Cocktail Ring by Julia deVille
In the midst of exhibition-preparation-madness, I was invited to attend an intimate supper with renown Melbourne-based jeweller and taxidermist Julia deVille to celebrate the launch of her own exhibition, Can the voices of the living be heard by the dead. The presentation was hosted by iconic Melbourne jewellery gallery e.g.etal and comprised of a 60 piece collection of engagement and cocktail rings, necklaces and bracelets composed of multiple clusters of classic claw-held precious stones.
Works featured asymmetrical arrangements of diamonds (white, cognac & black), sapphires, emeralds and rubies combined with larger cushion cut lemon quartz, London blue topaz and garnets – to name a few – set in 18 carat gold draw upon motifs from Renaissance, Baroque and Victorian jewellery tradition.
Julia’s work is informed by the acceptance of death expressed in Memento Mori jewellery of the 15th to 18th centuries as well as Victorian Mourning jewellery. At the supper, Julia explained that it was her intention for the pieces in the collection to become heirlooms, passed down from generation to generation – a communion between the living and the dead.

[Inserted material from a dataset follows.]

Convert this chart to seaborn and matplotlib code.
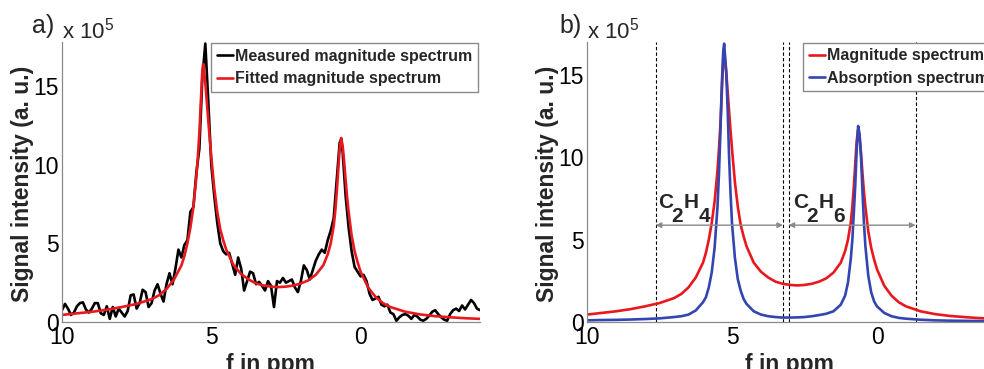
import numpy as np
import pandas as pd
import matplotlib
matplotlib.use("Agg")
import matplotlib.pyplot as plt
import seaborn as sns

# ---------------- data (signal in units of 1e5) ----------------
ppm_smooth = [10, 9.5, 9, 8.5, 8, 7.5, 7, 6.75, 6.5, 6.25, 6.0, 5.9, 5.8, 5.7, 5.6,
              5.5, 5.45, 5.4, 5.35, 5.3, 5.27, 5.2, 5.15, 5.1, 5.05, 5.0, 4.9, 4.8,
              4.7, 4.6, 4.5, 4.25, 4.0, 3.75, 3.5, 3.25, 3.0, 2.75, 2.5, 2.25, 2.0,
              1.75, 1.5, 1.25, 1.1, 1.0, 0.9, 0.85, 0.8, 0.75, 0.7, 0.65, 0.6, 0.55,
              0.5, 0.45, 0.4, 0.3, 0.2, 0.1, 0.0, -0.25, -0.5, -0.75, -1.0, -1.5,
              -2.0, -2.5, -3.0, -3.5, -4.0]

magnitude = [0.45, 0.55, 0.65, 0.78, 0.95, 1.15, 1.45, 1.7, 2.1, 2.7,
             3.6, 4.2, 5.0, 6.0, 7.3, 9.2, 10.5, 12.0, 14.0, 16.0,
             16.4, 15.2, 14.0, 12.8, 11.6, 10.5, 8.5, 7.0, 5.9, 5.2,
             4.6, 3.6, 3.05, 2.7, 2.45, 2.32, 2.25, 2.22, 2.25, 2.32,
             2.45, 2.65, 3.0, 3.6, 4.3, 5.0, 6.1, 7.0, 8.2, 9.6,
             11.0, 11.7, 11.2, 10.2, 9.0, 7.9, 7.0, 5.5, 4.5, 3.8,
             3.2, 2.2, 1.6, 1.2, 0.95, 0.65, 0.48, 0.37, 0.3, 0.24,
             0.2]

absorption = [0.1, 0.12, 0.13, 0.15, 0.18, 0.22, 0.3, 0.35, 0.45, 0.7,
              1.2, 1.5, 2.1, 3.0, 4.5, 7.0, 9.0, 11.5, 14.5, 16.5,
              16.9, 15.2, 12.9, 10.0, 7.8, 6.0, 3.9, 2.6, 1.9, 1.4,
              1.1, 0.65, 0.45, 0.35, 0.3, 0.27, 0.27, 0.28, 0.3, 0.35,
              0.42, 0.5, 0.65, 1.05, 1.6, 2.4, 3.9, 5.0, 6.6, 8.3,
              10.5, 11.9, 11.4, 10.0, 7.9, 6.0, 4.6, 2.8, 1.8, 1.25,
              0.95, 0.55, 0.35, 0.25, 0.2, 0.14, 0.1, 0.08, 0.07, 0.06,
              0.05]

ppm_meas = [10.0, 9.9, 9.8, 9.7, 9.6, 9.5, 9.4, 9.3, 9.2, 9.1,
            9.0, 8.9, 8.8, 8.7, 8.6, 8.5, 8.4, 8.3, 8.2, 8.1,
            8.0, 7.9, 7.8, 7.7, 7.6, 7.5, 7.4, 7.3, 7.2, 7.1,
            7.0, 6.9, 6.8, 6.7, 6.6, 6.5, 6.4, 6.3, 6.2, 6.1,
            6.0, 5.9, 5.8, 5.7, 5.6, 5.5, 5.4, 5.3, 5.2, 5.1,
            5.0, 4.9, 4.8, 4.7, 4.6, 4.5, 4.4, 4.3, 4.2, 4.1,
            4.0, 3.9, 3.8, 3.7, 3.6, 3.5, 3.4, 3.3, 3.2, 3.1,
            3.0, 2.9, 2.8, 2.7, 2.6, 2.5, 2.4, 2.3, 2.2, 2.1,
            2.0, 1.9, 1.8, 1.7, 1.6, 1.5, 1.4, 1.3, 1.2, 1.1,
            1.0, 0.9, 0.8, 0.7, 0.65, 0.6, 0.5, 0.4, 0.3, 0.2,
            0.1, 0.0, -0.1, -0.2, -0.3, -0.4, -0.5, -0.6, -0.7, -0.8,
            -0.9, -1.0, -1.1, -1.2, -1.3, -1.4, -1.5, -1.6, -1.7, -1.8,
            -1.9, -2.0, -2.1, -2.2, -2.3, -2.4, -2.5, -2.6, -2.7, -2.8,
            -2.9, -3.0, -3.1, -3.2, -3.3, -3.4, -3.5, -3.6, -3.7, -3.8,
            -3.9, -4.0]

measured = [0.75, 1.15, 0.85, 0.45, 0.6, 1.0, 1.2, 1.25, 0.8, 0.6,
            0.85, 1.2, 1.2, 0.55, 0.45, 1.0, 0.2, 0.95, 0.35, 0.85,
            0.6, 0.35, 0.7, 1.7, 1.75, 0.85, 1.2, 2.05, 1.9, 0.95,
            1.2, 2.0, 2.4, 1.8, 1.3, 2.4, 3.1, 2.4, 3.4, 4.6,
            4.1, 4.9, 5.2, 7.0, 7.3, 9.5, 11.0, 15.5, 17.7, 14.0,
            10.0, 8.0, 6.3, 5.0, 4.5, 4.3, 4.4, 3.7, 3.0, 4.1,
            3.4, 2.0, 2.6, 3.2, 3.1, 2.4, 2.55, 2.3, 2.0, 2.6,
            2.3, 0.95, 2.6, 2.5, 2.8, 2.5, 2.6, 2.7, 2.2, 1.9,
            2.6, 3.6, 3.3, 2.7, 3.3, 3.9, 4.3, 4.6, 4.4, 5.2,
            5.8, 6.6, 9.0, 11.4, 11.6, 10.8, 8.0, 6.0, 4.5, 3.5,
            3.2, 2.9, 3.0, 2.6, 1.8, 1.4, 1.5, 1.6, 1.1, 1.0,
            1.1, 0.6, 0.5, 0.08, 0.3, 0.45, 0.5, 0.4, 0.2, 0.45,
            0.35, 0.15, 0.08, 0.2, 0.4, 0.65, 0.75, 0.5, 0.3, 0.15,
            0.08, 0.5, 0.75, 0.85, 0.7, 1.05, 0.8, 1.1, 1.4, 1.2,
            0.85, 0.75]

x_ticks = [10, 5, 0]
y_ticks = [0, 5, 10, 15]
region_bounds = [7.63, 3.24, 3.05, -1.33]
region_labels = [("C", "2", "H", "4"), ("C", "2", "H", "6")]
region_spans = [(7.63, 3.24), (3.05, -1.33)]
label_left = [7.55, 2.9]

smooth = pd.DataFrame({"ppm": ppm_smooth, "mag": magnitude, "abs": absorption})
meas = pd.DataFrame({"ppm": ppm_meas, "val": measured})

# ---------------- style ----------------
sns.set_theme(style="white")
plt.rcParams["font.family"] = ["Liberation Sans", "DejaVu Sans"]
plt.rcParams["mathtext.fontset"] = "custom"
plt.rcParams["mathtext.rm"] = "Liberation Sans"
plt.rcParams["mathtext.bf"] = "Liberation Sans:bold"
plt.rcParams["mathtext.it"] = "Liberation Sans:italic"

RED = "#e8181e"
BLUE = "#3345b0"
GRAY = "#8a8a8a"
LW = 1.9

W, H = 984, 369
fig = plt.figure(figsize=(W / 100, H / 100), dpi=100)
axa = fig.add_axes([62 / W, 1 - 322 / H, 418 / W, 280 / H])
axb = fig.add_axes([587 / W, 1 - 322 / H, 406 / W, 280 / H])


def style_axis(ax, ymax):
    ax.set_xlim(10, -4)
    ax.set_ylim(0, ymax)
    ax.set_xticks(x_ticks)
    ax.set_yticks(y_ticks)
    ax.set_xticklabels([str(t) for t in x_ticks])
    ax.set_yticklabels([str(t) for t in y_ticks])
    for s in ["top", "right"]:
        ax.spines[s].set_visible(False)
    for s in ["left", "bottom"]:
        ax.spines[s].set_color(GRAY)
        ax.spines[s].set_linewidth(0.9)
    ax.tick_params(axis="both", direction="in", length=4, width=0.8,
                   color=GRAY, labelsize=16.5, labelcolor="black")
    ax.tick_params(axis="x", pad=3)
    ax.tick_params(axis="y", pad=2)
    ax.set_xlabel("f in ppm", fontsize=16.5, fontweight="bold")
    ax.set_ylabel("Signal intensity (a. u.)", fontsize=16.5, fontweight="bold")
    ax.xaxis.set_label_coords(0.498, -0.11)
    ax.patch.set_alpha(0)


def round_lines(ax):
    for ln in ax.get_lines():
        ln.set_solid_joinstyle("round")
        ln.set_solid_capstyle("round")


leg_kw = dict(borderaxespad=0, prop={"weight": "bold", "size": 11.5},
              handlelength=1.0, handletextpad=0.15, borderpad=0.35,
              labelspacing=0.45, fancybox=False, framealpha=1, edgecolor=GRAY)

# ---------------- panel a ----------------
sns.lineplot(data=meas, x="ppm", y="val", ax=axa, color="black", lw=LW,
             sort=False, label="Measured magnitude spectrum", legend=False)
sns.lineplot(data=smooth, x="ppm", y="mag", ax=axa, color=RED, lw=LW,
             sort=False, label="Fitted magnitude spectrum", legend=False)
round_lines(axa)
style_axis(axa, 17.8)
axa.yaxis.set_label_coords(-0.068, 0.495)
leg = axa.legend(loc="upper right", bbox_to_anchor=(0.995, 0.995), **leg_kw)
leg.get_frame().set_linewidth(1.0)

# ---------------- panel b ----------------
sns.lineplot(data=smooth, x="ppm", y="mag", ax=axb, color=RED, lw=LW,
             sort=False, label="Magnitude spectrum", legend=False)
sns.lineplot(data=smooth, x="ppm", y="abs", ax=axb, color=BLUE, lw=LW,
             sort=False, label="Absorption spectrum", legend=False)
round_lines(axb)
style_axis(axb, 17.0)
axb.yaxis.set_label_coords(-0.07, 0.495)
for xb in region_bounds:
    axb.axvline(xb, color="black", lw=0.8, ls=(0, (3, 2)), zorder=1)
for (x0, x1), parts, xl in zip(region_spans, region_labels, label_left):
    axb.annotate("", xy=(x1, 5.88), xytext=(x0, 5.88),
                 arrowprops=dict(arrowstyle="<|-|>", color=GRAY, lw=1.0,
                                 mutation_scale=8, shrinkA=0, shrinkB=0))
    offsets = [(0, 0), (9.8, -9.5), (18.2, 0), (29.2, -9.5)]
    for ch, (dx, dy) in zip(parts, offsets):
        axb.annotate(ch, xy=(xl, 6.9), xytext=(dx, dy), textcoords="offset points",
                     fontsize=15, fontweight="bold", ha="left", va="baseline")
legb = axb.legend(loc="upper left", bbox_to_anchor=(0.532, 0.997), **leg_kw)
legb.get_frame().set_linewidth(1.0)

# ---------------- panel letters and exponent labels ----------------
fig.text(32 / W, 1 - 14 / H, "a)", fontsize=18, ha="left", va="top")
fig.text(62 / W, 1 - 38 / H, "x 10$^{5}$", fontsize=16, ha="left", va="baseline")
fig.text(559 / W, 1 - 14 / H, "b)", fontsize=18, ha="left", va="top")
fig.text(587 / W, 1 - 38 / H, "x 10$^{5}$", fontsize=16, ha="left", va="baseline")

fig.savefig("out.png", dpi=100)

It was an honour and a pleasure to be asked to attend the event, not only to have the opportunity to preview the show but to also have the opportunity to meet with a long admired and respected icon of mine.
Event images by Megan Harding Photography
As a student jeweller, the novelty of getting to have supper after hours at e.g.etal was probably something I enjoyed more than any other of the attendees that evening. Known for it’s passionate commitment to promoting locally designed and handmade jewellery, the gallery represents over 60 Australian and New Zealand artists and designers. e.g.etal seeks to promote the essence of contemporary jewellery: a practice defined by considered research, conceptual ingenuity and intrepid technical diligence. The gallery has been at the forefront of establishing Melbourne as the contemporary jewellery capital of Australia, and one of the most vibrant jewellery communities in the world.
Although the presentation Can the voices of the living be heard by the dead is now closed, many of the works have been entered into e.g.etal’s normal retail space and can be viewed during normal opening hours.